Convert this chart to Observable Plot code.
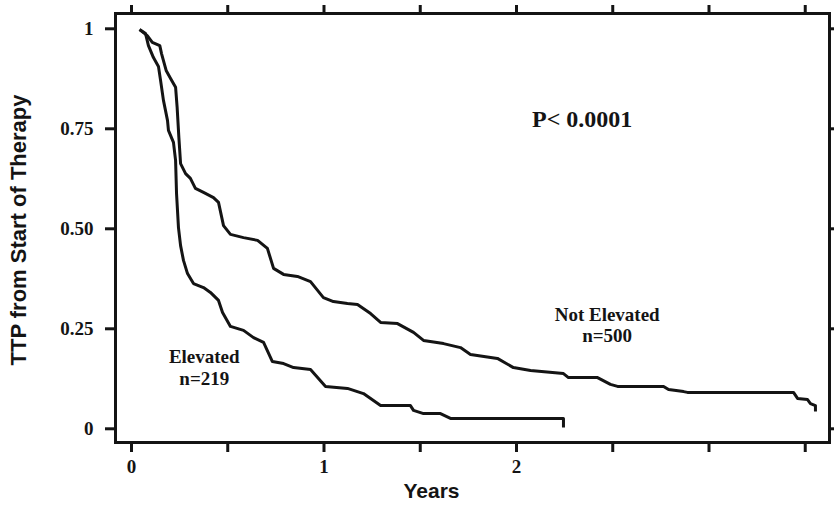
<!DOCTYPE html>
<html>
<head>
<meta charset="utf-8">
<script src="https://cdn.jsdelivr.net/npm/d3@7"></script>
<script src="https://cdn.jsdelivr.net/npm/@observablehq/plot@0.6"></script>
<style>
  html, body { margin: 0; padding: 0; background: #fff; }
  #chart svg { display: block; }
</style>
</head>
<body>
<div id="chart"></div>
<script>
// Not Elevated group (n=500): years, TTP fraction
const yearsNotElevated = [0.042,0.082,0.108,0.147,0.156,0.180,0.203,0.229,0.237,0.246,0.255,0.281,0.306,0.332,0.374,0.426,0.452,0.478,0.514,0.582,0.655,0.706,0.738,0.790,0.862,0.930,0.997,1.049,1.122,1.174,1.242,1.294,1.382,1.465,1.517,1.621,1.709,1.761,1.901,1.984,2.073,2.244,2.270,2.421,2.488,2.525,2.764,2.790,2.868,2.888,3.439,3.460,3.512,3.527,3.553,3.553];
const ttpNotElevated   = [0.998,0.983,0.966,0.958,0.938,0.896,0.876,0.854,0.804,0.729,0.663,0.638,0.626,0.601,0.591,0.578,0.566,0.508,0.486,0.478,0.471,0.451,0.401,0.386,0.381,0.368,0.328,0.318,0.313,0.311,0.288,0.266,0.263,0.241,0.221,0.213,0.203,0.186,0.176,0.153,0.146,0.138,0.128,0.128,0.111,0.106,0.106,0.098,0.093,0.091,0.091,0.076,0.073,0.063,0.058,0.043];

// Elevated group (n=219)
const yearsElevated = [0.042,0.073,0.088,0.114,0.140,0.151,0.166,0.187,0.192,0.218,0.229,0.234,0.244,0.255,0.270,0.291,0.322,0.374,0.410,0.452,0.473,0.514,0.582,0.634,0.686,0.732,0.790,0.842,0.930,1.008,1.122,1.205,1.294,1.449,1.465,1.517,1.605,1.657,2.244,2.244];
const ttpElevated   = [0.998,0.988,0.958,0.928,0.906,0.871,0.821,0.771,0.746,0.716,0.671,0.588,0.503,0.458,0.421,0.388,0.363,0.353,0.341,0.321,0.291,0.256,0.246,0.228,0.216,0.168,0.163,0.153,0.148,0.106,0.101,0.088,0.058,0.058,0.046,0.038,0.038,0.026,0.026,0.003];

// Axis ticks and labels
const xTicks = [0, 0.5, 1, 1.5, 2, 2.5, 3, 3.5];
const xTickLabels = ["0", "", "1", "", "2", "", "", ""];
const yTicks = [0, 0.25, 0.5, 0.75, 1];
const yTickLabels = ["0", "0.25", "0.50", "0.75", "1"];

const xTitle = "Years";
const yTitle = "TTP from Start of Therapy";

// Annotations (in data coordinates)
const annotationText = ["P< 0.0001", "Not Elevated\nn=500", "Elevated\nn=219"];
const annotationX = [2.341, 2.471, 0.378];
const annotationY = [0.776, 0.261, 0.154];
const annotationSize = [24, 19, 19];

const curves = [
  ...yearsNotElevated.map((x, i) => ({group: "Not Elevated", x, y: ttpNotElevated[i]})),
  ...yearsElevated.map((x, i) => ({group: "Elevated", x, y: ttpElevated[i]}))
];
const annotations = annotationText.map((t, i) => ({t, x: annotationX[i], y: annotationY[i], s: annotationSize[i]}));

const ink = "#141414";
const serif = "'Liberation Serif', 'Times New Roman', serif";
const sans = "'Liberation Sans', Arial, sans-serif";

const chart = Plot.plot({
  width: 834,
  height: 509,
  marginLeft: 115,
  marginRight: 5,
  marginTop: 13,
  marginBottom: 67,
  style: {background: "#fff", color: ink},
  x: {domain: [-0.0831, 3.626]},
  y: {domain: [-0.03425, 1.03825]},
  marks: [
    Plot.frame({stroke: ink, strokeWidth: 3}),
    Plot.axisY({anchor: "left", ticks: yTicks, tickFormat: (d, i) => yTickLabels[yTicks.indexOf(d)], tickSize: 10, tickPadding: 12, strokeWidth: 3, stroke: ink, fill: ink, fontSize: 19, fontFamily: serif, fontWeight: "bold", label: null}),
    Plot.axisY({anchor: "right", ticks: yTicks, tickFormat: () => "", tickSize: 10, strokeWidth: 3, stroke: ink, label: null}),
    Plot.axisX({anchor: "bottom", ticks: xTicks, tickFormat: (d) => xTickLabels[xTicks.indexOf(d)], tickSize: 10, tickPadding: 7, strokeWidth: 3, stroke: ink, fill: ink, fontSize: 19, fontFamily: serif, fontWeight: "bold", label: null}),
    Plot.axisX({anchor: "top", ticks: xTicks, tickFormat: () => "", tickSize: 9, strokeWidth: 3, stroke: ink, label: null}),
    Plot.line(curves, {x: "x", y: "y", z: "group", stroke: ink, strokeWidth: 3, strokeLinejoin: "round", strokeLinecap: "butt"}),
    Plot.text(annotations, {x: "x", y: "y", text: "t", fontSize: (d) => d.s, fontFamily: serif, fontWeight: "bold", fill: ink, lineHeight: 1.12}),
    Plot.text([xTitle], {frameAnchor: "bottom", dx: -41, dy: 55, fontSize: 21, fontFamily: sans, fontWeight: "bold", fill: ink}),
    Plot.text([yTitle], {frameAnchor: "left", textAnchor: "middle", rotate: -90, dx: -97, dy: 2, fontSize: 22, fontFamily: sans, fontWeight: "bold", fill: ink})
  ]
});
document.getElementById("chart").append(chart);
</script>
</body>
</html>
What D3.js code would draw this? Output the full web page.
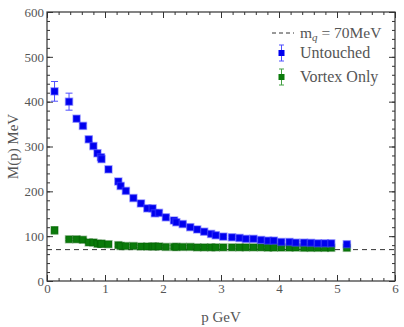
<!DOCTYPE html>
<html>
<head>
<meta charset="utf-8">
<script src="https://cdn.jsdelivr.net/npm/d3@7"></script>
<style>
  body { margin: 0; background: #fff; }
</style>
</head>
<body>
<div id="main"></div>
<script>
var width = 404;
var height = 327;
var margin = {t: 12, r: 9, b: 46, l: 47};
var serif = '"Liberation Serif", "Times New Roman", serif';

// data
var untouchedP = [0.13, 0.38, 0.51, 0.62, 0.72, 0.80, 0.87, 0.93, 0.94, 1.06,
    1.23, 1.27, 1.36, 1.49, 1.62, 1.73, 1.82, 1.86, 1.93, 2.05,
    2.19, 2.23, 2.34, 2.47, 2.59, 2.71, 2.83, 2.91, 3.04, 3.19,
    3.32, 3.43, 3.56, 3.69, 3.81, 3.91, 4.04, 4.18, 4.29, 4.43,
    4.55, 4.67, 4.79, 4.90, 5.17];
var untouchedM = [423, 400, 362, 346, 316, 301, 285, 276, 272, 249,
    222, 212, 201, 185, 173, 162, 162, 151, 152, 142,
    135, 131, 127, 120, 115, 110, 105, 102, 99, 97.5,
    96, 94, 94, 91.5, 90, 90, 87, 87, 85.5, 85.5,
    85, 84, 84, 84, 82];
var untouchedErr = [22, 19, 5, 5, 5, 5, 6, 6, 6, 5,
    5, 5, 5, 5, 5, 5, 5, 5, 5, 4,
    4, 4, 4, 3, 3, 3, 3, 3, 3, 3,
    3, 3, 3, 3, 3, 3, 3, 3, 3, 3,
    3, 3, 3, 3, 3];

var vortexP = untouchedP;
var vortexM = [113, 93, 93, 92, 86, 86, 83, 83, 83, 82,
    80, 78, 78, 78, 77, 77, 77, 77, 77, 76,
    76, 76, 76, 76, 75, 75, 75, 75, 75, 75,
    75, 75, 75, 75, 74.5, 74.5, 74.5, 74.5, 74.5, 74,
    74, 74, 74, 74, 74];
var vortexErr = [8, 3, 3, 3, 3, 3, 3, 3, 3, 3,
    3, 3, 3, 3, 3, 3, 3, 3, 3, 3,
    3, 3, 3, 3, 3, 3, 3, 3, 3, 3,
    3, 3, 3, 3, 3, 3, 3, 3, 3, 3,
    3, 3, 3, 3, 3];

var quarkMass = 70;
var xTicks = [0, 1, 2, 3, 4, 5, 6];
var yTicks = [0, 100, 200, 300, 400, 500, 600];

var innerW = width - margin.l - margin.r;
var innerH = height - margin.t - margin.b;

var svg = d3.select('#main').append('svg')
    .attr('width', width)
    .attr('height', height);

var chart = svg.append('g')
    .attr('transform', `translate(${margin.l}, ${margin.t})`);

var xScale = d3.scaleLinear().domain([0, 6]).range([0, innerW]);
var yScale = d3.scaleLinear().domain([0, 600]).range([innerH, 0]);

var frameColor = '#333';
var blue = '#0000ee';
var blueErr = '#5050ff';
var green = '#0a7a0a';
var greenErr = '#44a044';

var xMinor = d3.range(0, 6.001, 0.2);
var yMinor = d3.range(0, 601, 20);

// ticks point inward on all four sides
var sides = [
    {fn: d3.axisBottom, scale: xScale, maj: xTicks, min: xMinor, tr: `translate(0, ${innerH})`, lab: true},
    {fn: d3.axisTop, scale: xScale, maj: xTicks, min: xMinor, tr: 'translate(0, 0)', lab: false},
    {fn: d3.axisLeft, scale: yScale, maj: yTicks, min: yMinor, tr: 'translate(0, 0)', lab: true},
    {fn: d3.axisRight, scale: yScale, maj: yTicks, min: yMinor, tr: `translate(${innerW}, 0)`, lab: false}
];

sides.forEach(function(s) {
    var minorAxis = s.fn(s.scale).tickValues(s.min).tickSize(-3).tickFormat('');
    var majorAxis = s.fn(s.scale).tickValues(s.maj).tickSize(-6)
        .tickPadding(3)
        .tickFormat(s.lab ? d3.format('d') : '');
    [minorAxis, majorAxis].forEach(function(ax) {
        var g = chart.append('g')
            .attr('transform', s.tr)
            .call(ax);
        g.attr('font-family', serif).attr('font-size', 13);
        g.select('.domain').remove();
        g.selectAll('line').attr('stroke', frameColor).attr('stroke-width', 1);
        g.selectAll('text').attr('fill', '#555');
    });
});

chart.append('rect')
    .attr('x', 0)
    .attr('y', 0)
    .attr('width', innerW)
    .attr('height', innerH)
    .attr('fill', 'none')
    .attr('stroke', frameColor)
    .attr('stroke-width', 1.2);

// dashed quark mass line
chart.append('line')
    .attr('x1', xScale(0))
    .attr('x2', xScale(6))
    .attr('y1', yScale(quarkMass))
    .attr('y2', yScale(quarkMass))
    .attr('stroke', '#333')
    .attr('stroke-width', 1)
    .attr('stroke-dasharray', '5,4');

function drawSeries(P, M, E, fill, errColor, halo) {
    var pts = P.map(function(p, i) { return {p: p, m: M[i], e: E[i]}; });
    var g = chart.append('g');
    var bars = g.selectAll('.err')
        .data(pts)
        .enter()
        .append('g')
        .attr('class', 'err');
    bars.append('line')
        .attr('x1', function(d) { return xScale(d.p); })
        .attr('x2', function(d) { return xScale(d.p); })
        .attr('y1', function(d) { return yScale(d.m - d.e); })
        .attr('y2', function(d) { return yScale(d.m + d.e); })
        .attr('stroke', errColor)
        .attr('stroke-width', 1);
    [-1, 1].forEach(function(sgn) {
        bars.append('line')
            .attr('x1', function(d) { return xScale(d.p) - 3.5; })
            .attr('x2', function(d) { return xScale(d.p) + 3.5; })
            .attr('y1', function(d) { return yScale(d.m + sgn * d.e); })
            .attr('y2', function(d) { return yScale(d.m + sgn * d.e); })
            .attr('stroke', errColor)
            .attr('stroke-width', 1);
    });
    g.selectAll('.dot')
        .data(pts)
        .enter()
        .append('rect')
        .attr('class', 'dot')
        .attr('x', function(d) { return xScale(d.p) - 3.5; })
        .attr('y', function(d) { return yScale(d.m) - 3.5; })
        .attr('width', 7)
        .attr('height', 7)
        .attr('fill', fill)
        .attr('stroke', halo)
        .attr('stroke-width', 1.5);
}

drawSeries(vortexP, vortexM, vortexErr, green, greenErr, 'rgba(0,90,0,0.35)');
drawSeries(untouchedP, untouchedM, untouchedErr, blue, blueErr, 'rgba(70,70,255,0.45)');

// legend (positions relative to plot origin)
var legend = chart.append('g')
    .attr('font-family', serif)
    .attr('fill', '#555');

legend.append('line')
    .attr('x1', 225).attr('x2', 247)
    .attr('y1', 21).attr('y2', 21)
    .attr('stroke', '#333')
    .attr('stroke-dasharray', '4,3');

var legText = legend.append('text')
    .attr('x', 253).attr('y', 26)
    .attr('font-size', 15.5);
legText.append('tspan').text('m');
legText.append('tspan').text('q').attr('font-style', 'italic').attr('font-size', 11).attr('dy', 3);
legText.append('tspan').text(' = 70MeV').attr('dy', -3);

var legItems = [
    {label: 'Untouched', fill: blue, err: blueErr, y: 41},
    {label: 'Vortex Only', fill: green, err: greenErr, y: 65}
];
legItems.forEach(function(it) {
    legend.append('line')
        .attr('x1', 234.5).attr('x2', 234.5)
        .attr('y1', it.y - 8).attr('y2', it.y + 8)
        .attr('stroke', it.err);
    [it.y - 8, it.y + 8].forEach(function(yy) {
        legend.append('line')
            .attr('x1', 232).attr('x2', 237)
            .attr('y1', yy).attr('y2', yy)
            .attr('stroke', it.err);
    });
    legend.append('rect')
        .attr('x', 231.5).attr('y', it.y - 3)
        .attr('width', 6).attr('height', 6)
        .attr('fill', it.fill);
    legend.append('text')
        .attr('x', 253).attr('y', it.y + 5)
        .attr('font-size', 16)
        .text(it.label);
});

// axis labels
svg.append('text')
    .attr('x', margin.l + innerW / 2)
    .attr('y', 322)
    .attr('text-anchor', 'middle')
    .attr('font-family', serif)
    .attr('font-size', 15)
    .attr('fill', '#555')
    .text('p GeV');

svg.append('text')
    .attr('transform', `translate(18, ${margin.t + innerH / 2}) rotate(-90)`)
    .attr('text-anchor', 'middle')
    .attr('font-family', serif)
    .attr('font-size', 15)
    .attr('fill', '#555')
    .text('M(p) MeV');
</script>
</body>
</html>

● **Work required**:
Return each line among the entries that holds the word "chart".

● **Output for this exercise**:
Convert this chart to Observable Plot code.
  #chart svg { display: block; }
<div id="chart"></div>
const chart = Plot.plot({
document.getElementById("chart").append(chart);
var chart = svg.append('g')
        var g = chart.append('g')
chart.append('rect')
chart.append('line')
    var g = chart.append('g');
var legend = chart.append('g')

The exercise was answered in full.